Revisiting the game now though in light of nearly a decade and a half of evolution in the medium, and some aspects of the game have dated worse than others. There’s that aforementioned script, which sees the tone of the game veer wildly between seriousness, ridiculousness and incidents of breaking the fourth wall. At first, the game appears to be taking things rather seriously with colonial Campbell explaining the situation to Snake in an almost movie-like fashion; but later you watch a grown man wet himself from fear after being discovered hiding in a locker.
Meanwhile, Kojima’s love of exposition-heavy dialogue may have arguably reached its zenith in Guns of the Patriots, playing Metal Gear Solid for five minutes only to be forced to sit through yet another lengthy codec conversation, still manages to break the immersion as control is wrested from the player.
This may sound jarring – and it certainly is at first – but when these moments of silliness work, they break up the constant talk of nuclear deterrence and stop another acronym from confusing you, offering a welcome break from these often bloated exposition-ridden cutscenes.
Performances from the host of voice actors is impressive and stands up remarkably well to this day, with the obligatory British-sounding villain rounding off an eccentric cast of characters whose lines are all delivered with enthusiasm and often feel as though the cast of voice actors were all too aware of the silliness of their lines and decided to play it for laughs. The codec – a staple of the series – is of course here, and allows you to call a host of characters who are there to support you on your mission. It’s an incredibly unique mechanic and features an impressive amount of dialogue, as you can use it at almost any time, for hints on where to go next or simply to hear their reactions on what just happened.
This constant connection to other characters makes your mission feel all the more vital, with a host of other characters working behind the scenes to help you. The codec also gives the game some funny ways to justify game elements such as saving, with a specific character you have to talk to in order to save. It’s silly and weird, but also undeniably charming and unique, and central to one of the most memorable examples of breaking the fourth wall in gaming history: about halfway through the game, you’re required to tune in to a certain frequency on your codec in order to progress. Many players found themselves stumped as they searched high and low for the frequency, only to come up empty-handed. More than a few assumed that the game was bugged, rendering progress impossible.

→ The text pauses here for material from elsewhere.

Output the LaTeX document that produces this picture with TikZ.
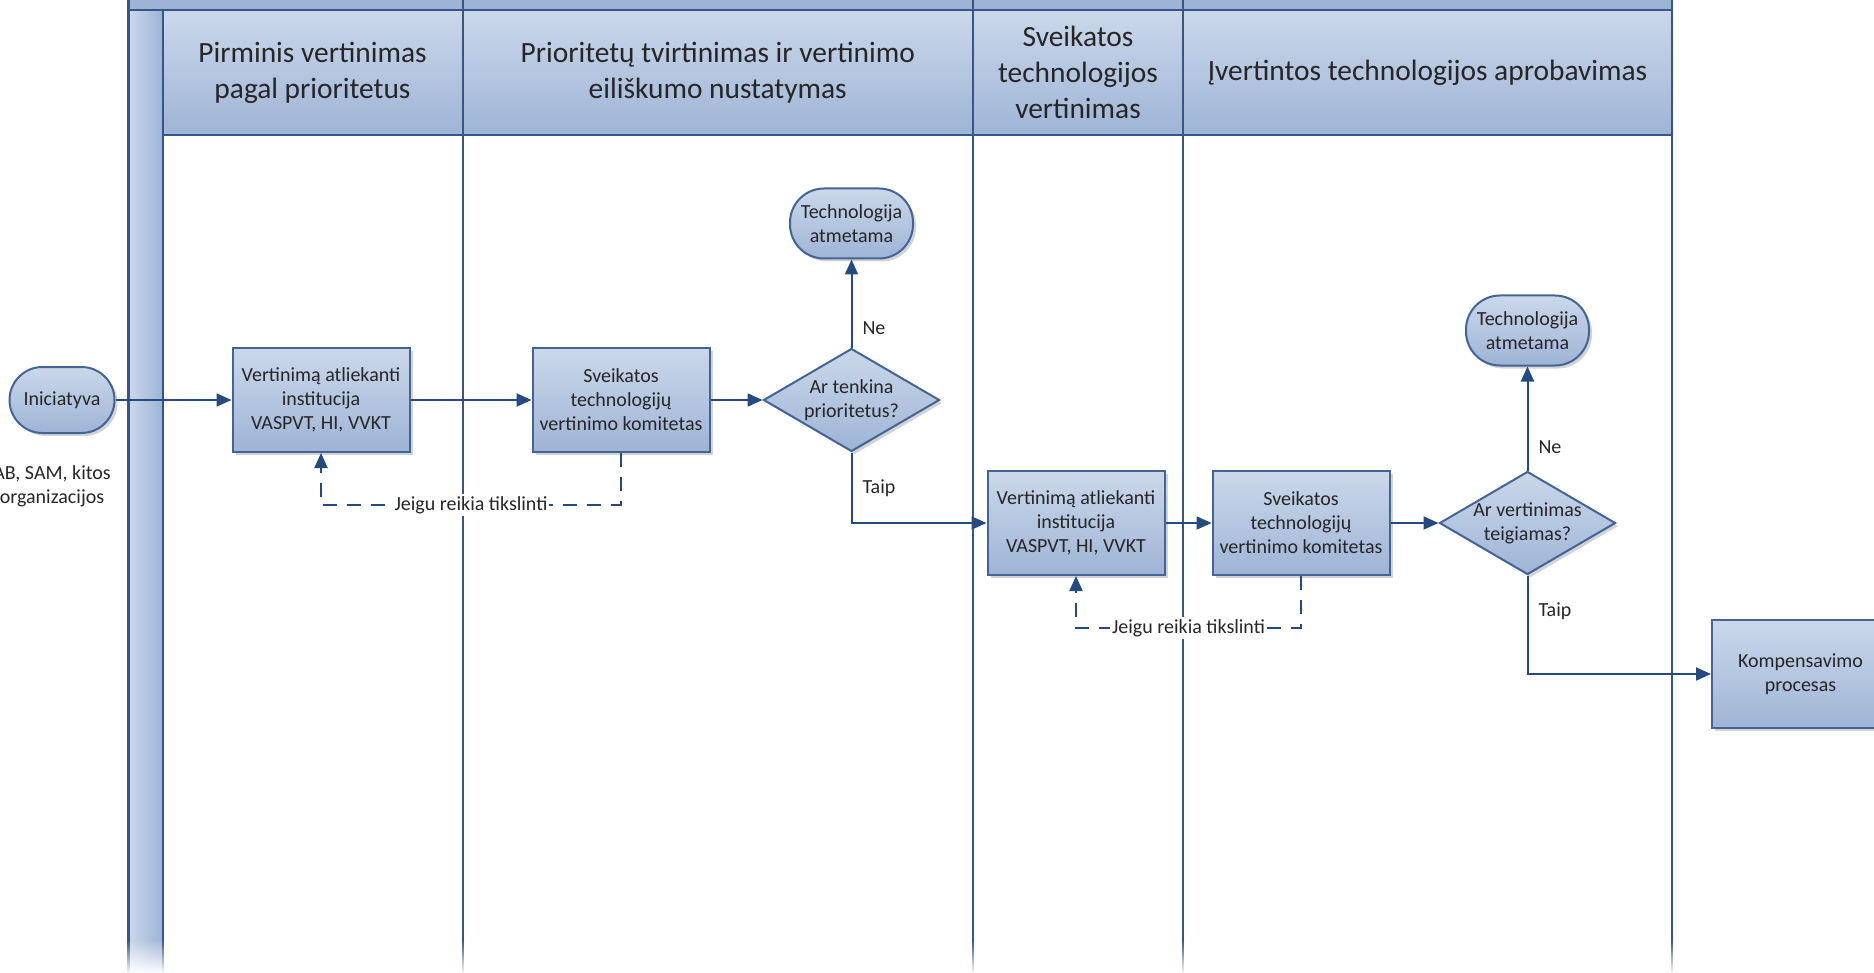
\documentclass[tikz,border=0pt]{standalone}
\usepackage{fontspec}
\setmainfont{Carlito}
\usetikzlibrary{%
  positioning,
  shapes.geometric,
  shadows,
  fadings,
  arrows.meta,
}

\definecolor{linkblue}{RGB}{36,74,128}
\definecolor{frameblue}{RGB}{66,101,150}
\definecolor{laneblue}{RGB}{52,86,136}
\definecolor{filltop}{RGB}{203,216,234}
\definecolor{fillbottom}{RGB}{158,180,214}
\definecolor{textgray}{RGB}{38,38,38}

\begin{document}
\begin{tikzpicture}[%
           x=0.5pt, y=-0.5pt,
           font=\fontsize{10}{12}\selectfont,
           text=textgray,
           shapebase/.style={
             % The border:
             draw=frameblue,
             line width=1pt,
             % The filling, light at the top and darker at the bottom:
             top color=filltop,
             bottom color=fillbottom,
             drop shadow={shadow xshift=1.5pt, shadow yshift=-1.5pt, opacity=0.35},
             align=center,
             inner sep=0pt,
           },
           process/.style={
             shapebase,
             rectangle,
             minimum width=88.5pt,
             minimum height=52pt,
           },
           terminal/.style={
             shapebase,
             rectangle,
             rounded corners=17pt,
             minimum width=61.5pt,
             minimum height=35pt,
           },
           decision/.style={
             shapebase,
             diamond,
             shape aspect=1.7,
             inner xsep=-3pt,
             inner ysep=-2pt,
             minimum width=88pt,
             minimum height=51.5pt,
           },
           lanehead/.style={
             draw=frameblue,
             line width=0.8pt,
             top color=filltop,
             bottom color=fillbottom,
             minimum height=62.5pt,
             align=center,
             inner sep=0pt,
             text=black!85,
             font=\fontsize{14.7}{18}\selectfont,
           },
           flow/.style={
             -{Triangle[length=7.5pt,width=6.5pt]},
             draw=linkblue,
             line width=1pt,
           },
           feedback/.style={
             flow,
             dash pattern=on 7pt off 5pt,
           },
           answer/.style={
             right=4pt,
             inner sep=1pt,
           },
         ]
  \useasboundingbox (0,0) rectangle (1874,973);

  % pool frame and lane headers
  \fill[fillbottom] (128,0) rectangle (1672,10);
  \shade[left color=filltop, right color=fillbottom] (128,10) rectangle (162.5,973);
  \node[lanehead, minimum width=150pt] (hdrA) at (312.5,72.5) {Pirminis vertinimas\\pagal prioritetus};
  \node[lanehead, minimum width=255.25pt] (hdrB) at (717.75,72.5) {Prioritetų tvirtinimas ir vertinimo\\eiliškumo nustatymas};
  \node[lanehead, minimum width=105pt] (hdrC) at (1078,72.5) {Sveikatos\\technologijos\\vertinimas};
  \node[lanehead, minimum width=244.5pt] (hdrD) at (1427.5,72.5) {Įvertintos technologijos aprobavimas};
  \draw[laneblue, line width=1.5pt] (128,0) -- (128,973);
  \draw[laneblue, line width=1pt] (162.5,10) -- (162.5,973);
  \draw[laneblue, line width=1.2pt] (128,10) -- (1672,10);
  \draw[laneblue, line width=1.2pt] (162.5,135) -- (1672,135);
  \foreach \lx in {462.5,973,1183,1672} {
    \draw[laneblue, line width=1pt] (\lx,0) -- (\lx,973);
  }
  \fill[white, path fading=north] (100,940) rectangle (1700,974);

  % first row
  \node[terminal, minimum width=52.5pt, minimum height=33pt, rounded corners=16.5pt] (iniciatyva) at (62,400) {Iniciatyva};
  \node[align=center] (iniciatoriai) at (52,486) {AB, SAM, kitos\\organizacijos};
  \node[process] (instit1) [right=58pt of iniciatyva] {Vertinimą atliekanti\\institucija\\VASPVT, HI, VVKT};
  \node[process] (komitet1) [right=60.5pt of instit1] {Sveikatos\\technologijų\\vertinimo komitetas};
  \node[decision] (prior) [right=26pt of komitet1] {Ar tenkina\\prioritetus?};
  \node[terminal] (atmest1) [above=44pt of prior] {Technologija\\atmetama};

  % second row
  \node[process] (instit2) at (1076,523) {Vertinimą atliekanti\\institucija\\VASPVT, HI, VVKT};
  \node[process] (komitet2) [right=23pt of instit2] {Sveikatos\\technologijų\\vertinimo komitetas};
  \node[decision] (teig) [right=24pt of komitet2] {Ar vertinimas\\teigiamas?};
  \node[terminal] (atmest2) [above=52pt of teig] {Technologija\\atmetama};
  \node[process, minimum height=54pt] (kompens) at (1800.5,674) {Kompensavimo\\procesas};

  % connectors
  \draw[flow] (iniciatyva) -- (instit1);
  \draw[flow] (instit1) -- (komitet1);
  \draw[flow] (komitet1) -- (prior);
  \draw[flow] (prior.north) -- node[answer, pos=0.22] {Ne} (atmest1.south);
  \draw[flow] (prior.south) |- node[answer, pos=0.25] {Taip} (instit2.west);
  \draw[feedback] (komitet1.south) -- ++(0,52) -| node[pos=0.25, fill=white, inner sep=1pt] {Jeigu reikia tikslinti} (instit1.south);

  \draw[flow] (instit2) -- (komitet2);
  \draw[flow] (komitet2) -- (teig);
  \draw[flow] (teig.north) -- node[answer, pos=0.22] {Ne} (atmest2.south);
  \draw[flow] (teig.south) |- node[answer, pos=0.18] {Taip} (kompens.west);
  \draw[feedback] (komitet2.south) -- ++(0,52) -| node[pos=0.25, fill=white, inner sep=1pt] {Jeigu reikia tikslinti} (instit2.south);
\end{tikzpicture}
\end{document}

But, in a brilliant move, the answer was hidden in plain sight – on the back of the game’s box, where a seemingly innocuous screenshot showed the required frequency clear as day.
The gameplay holds up surprisingly well, although the controls are certainly an example of an era long gone. Being a stealth game means that stealth is, of course, the primary focus of the game, and you will be spending most of your time staying out of the cones of vision of the enemy, which are helpfully displayed on the mini map on the top right. In fact you will be spending a lot of your time looking at the mini map, as it displays often critical information, with not only enemies and cameras cones of vision displayed, but also the location of mines and other traps. You can choke enemies out, hide in a cardboard box and if you find a silencer, take out your enemies without alerting the others. It’s certainly not easy, with the security cameras in particular being borderline annoying at times. One area sees you walk up a flight of stairs with cameras that have guns attached, and while there is an item that temporarily disables cameras, the fact that there was no other way around meant that if you had none left, you would be unable to progress; so save regularly. The boss fights meanwhile, are numerous and often clever and often make up for the instances where the game’s design betrays its age.
The controls however are challenging for the wrong reasons; when you push yourself against the wall it’s all too easy to slip out of cover, and when you aim down the scope of a sniper rifle, it takes an absurd amount of time to get from one side of the screen to the other thanks to the under-sensitive response settings. The controls in general feel out of date, which is of course to be expected, but even at the time they felt awkward. Playing it now and that awkwardness is simply magnified tenfold.
Progression is similar to that of a metroidvania-style game, but instead of using new powers to open up new areas, you have security cards with varying levels of clearance. These security cards allow you to open up new areas not only to progress, but often to collect additional weapons and items hidden in previous areas. It can sometimes feel like too much backtracking at times, but when you return to a previously inaccessible area it’s certainly satisfying and helps the mission and gameworld feel like a connected one, instead of scattered and uneven. The result is that Shadow Moses Island feels like a coherent and believable space, as much a character in the game as the eclectic assortment of freaks and special agents that make up Kojima’s cast.
Graphically speaking; the game is certainly out of date at this point; you can probably count the number of polygons in snakes character model, and textures appear as a blurred mess. But this doesn’t take away from the games artistic design. Characters still manage to look unique and distinct, with nice touches such as unique body language and condensation visible when characters are outside in the cold. While environments are often blocky in appearance, they feel perfectly in keeping for a government science facility, and give off the appropriate tone of danger, relief and tension. The camera, on the other hand, is sometimes unwieldy during gameplay; it often produces some cinematic flair and tension, as the numerous and long cutscenes play out – betraying Kojima’s love of cinema – but during the moment-to-moment gameplay, its fixed perspective can often obscure the action or lead to moments that can create a disconnect between the direction Snake is moving on screen, and the direction you’re pressing on the controller.
The sound work holds up well, however. There’s the aforementioned voice acting – far superior to Silicon Knights’ remake on Nintendo’s Gamecube, Twin Snakes – and the musical score is as enjoyable to listen to now as it was back in 1998. Many of the sound effects have gone on to be iconic of the franchise, such as the sound cue of enemies spotting you, the chirpy tones of the codec, right down to the noises made when selecting an item in the inventory.
All in all Metal Gear Solid is still a surprisingly enjoyable experience. Sure the controls feel almost comically wrong, and the dialogue can be a bit long winded for its own good. In a time where boss fights and seemingly strange characters and stories are all but extinct in big budget games, it’s refreshing to play a game with unique ideas and concepts at every turn.